George Floyd's death and subsequent global civil unrest will be described in history books as one such event if they're ever accurate.
You already know the mainstream account of what happened. If you value objectivity and are opposed to bias in the media...I reccomend you view the video again under a different context.
One, George Floyd was never afraid of the police at any point. He was a hardened criminal, had served years in prison, lived a decent portion of his life around LEOs. He was not afraid of the cops or being arrested. He says please don't shoot, and then asks matter of factly, "You're not going to shoot me are you Mr. officer man?" People who are afraid of getting shot don't sit there and ask that several times.

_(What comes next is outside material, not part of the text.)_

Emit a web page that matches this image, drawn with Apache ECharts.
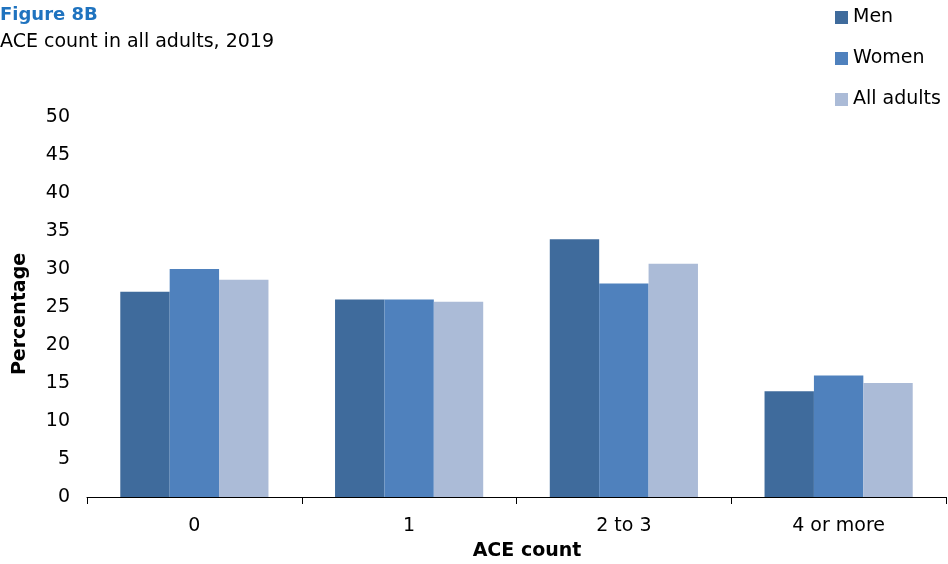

They're going to be silent and follow directions to a "T."
Two, he was extremely afraid during the altercation....afraid for his life...afraid of dying from an overdose. He had enough fentanyl in him to kill a small elephant, was also high on meth, and drunk. I doubt he was unaware that he's been caught using a counterfeit bill, and he could've easily fled the scene, but instead he waited there in his car for what had to have been ten to fifteen minutes before the police arrived. The store clerk called the police after stepping outside and seeing Floyd parked across the street. Several minutes had to have elapsed, the time it took the cashier to walk back in the store, call the police, dispatch to send out the call, and the officers to get there. Seeing Floyd parked was unexpected. He had more than ample time to leave. Anyone else in that situation would've left...immediately. The only reason why anyone would do something as foolish as sitting parked directly across the street from the place that they just used a counterfeit bill at is if they weren't able to drive.
Three, Floyd stayed at the scene because he realized he was OD'ing and was panicking...he feared death...he was freaking out. He knew he was going to die. All the inferences he makes to his death during the altercation were sincere but weren't directed at the officer's or their actions. View it under the context of a man who is extremely inebriated and under the chemical influence of the most hardcore of all hard drugs, a fentanyl-speedball, at an insane volume he had ingested...while being intoxicated from alcohol on top of it. Floyd was incorrectly viewed under the context of being a siver man deathly afraid of the officers. He needs to be viewed as a man inexplicably more fukced up than any of us can even begin to understand who's realized he overdid it and is starting to feel the effects of the overdose kicking in and his body shutting down.
Four, Floyd first says, "Please, I can't breathe," while upright in the back of the squad car trying to get out with none of the officers touching him (shown on recently released leaked body cam footage). He will utter this phrase repeatedly afterwards. Again, he's ingested a drug cocktail in a fatal dose and isn't in his right mind and also panicking....so I'm not sure what he was hoping would be done as a result of these pleas, but they were absolutely never directed at Chauvin to mean he wanted him to get off his neck. He started making this prior to Chauvin ever kneeling to restrain him.
Five, Floyd was laying prone in the spot seen in the video because that's what he wanted to do and that's the spot he chose. That actually wasn't even the first time he chose to go to the ground. On the way to the squad car he dropped to the ground very briefly before getting up and making it to the squad car. Once there he starts freaking out because he doesn't want go in the back. He states that he's claustrophobic. He asks if can ride in the front instead.
Another thing to keep in mind is that Floyd is freaking out but still avoiding telling the officers that he was overdosing. When you believe you might be overdosing and panicking you absolutely don't want to be alone. You'll go somewhere where you're in the presence of someone you trust, like your parents, and you'll tell them something is wrong with you but you won't tell them you're overdosing. If you've used hard drugs like fentanyl and/or meth you've thought you were overdosing on numerous occasions....when you were just really high. If you mix this level being high with the adrenaline that comes with the fear of overdosing it makes you very schizo. So you do stuff that doesn't make a lot of sense. You avoid yelling people you're overdosing because you've thought this before and gotten through it fine. So you don't say anything believing the same thing is going to happen. You don't want to cop to something that you don't have to.